Cauliflower, leek and blue cheese gratin

Cauliflower, leek and blue cheese gratin
  • Serves icon Serves 4
  • Time icon Hands-on time 25 min, oven time 30 min

Cauliflower, leeks and blue cheese makes for a winning trio and if you’re after an easy, comforting midweek meal then this is the recipe you need to be making.
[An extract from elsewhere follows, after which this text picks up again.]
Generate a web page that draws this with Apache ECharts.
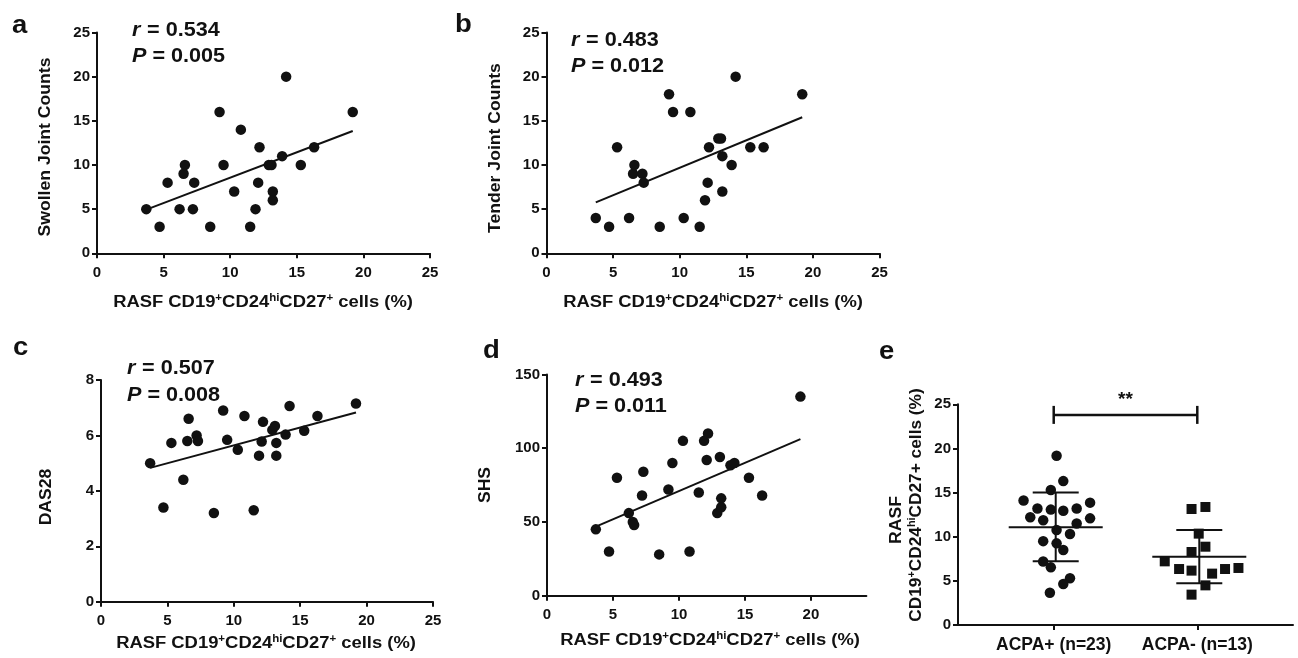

Or if you’re after a something a bit lighter for dinner, try our blue cheese, fennel and radish salad.

Nutrition: per serving

Calories
430kcals
Fat
28.1g (8.2g saturated)
Protein
18.6g
Carbohydrates
26g (12.5g sugars)
Fibre
8.8g
Salt
0.6g
Calories
430kcals
Fat
28.1g (8.2g saturated)
Protein
18.6g
Carbohydrates
26g (12.5g sugars)
Fibre
8.8g
Salt
0.6g

Ingredients

  • 2 large leeks, trimmed and sliced
  • Leaves from a few thyme sprigs
  • 1 large cauliflower, sliced into florets
  • Good grating nutmeg
  • 40ml olive oil, plus extra for greasing
  • 40g plain flour
  • 400ml milk
  • 50g strong vegetarian British blue cheese (such as Stilton)
  • 25g fresh breadcrumbs
  • 10g flaked almonds

Method

  1. Lightly grease a 1 litre ovenproof dish with olive oil. Heat a little more oil in a pan and fry the leeks for 15 minutes with the thyme leaves.
  2. Meanwhile, bring a pan of lightly salted water to the boil. Add the cauliflower to the pan and boil for 2 minutes. Drain the cauliflower and toss with the leeks, add a good grating of nutmeg, season, then tip into the dish.
  3. Heat the oven to 200°C/fan180°C/gas 6. Heat 40ml olive oil in the pan, stir in the flour and cook for 1 minute. Gradually stir in the milk, then crumble in the cheese. Stir until melted. Taste, season, then pour over the veg.
  4. Toss the fresh breadcrumbs in olive oil, then sprinkle over the gratin along with the flaked almonds. Bake for 30 minutes or until golden.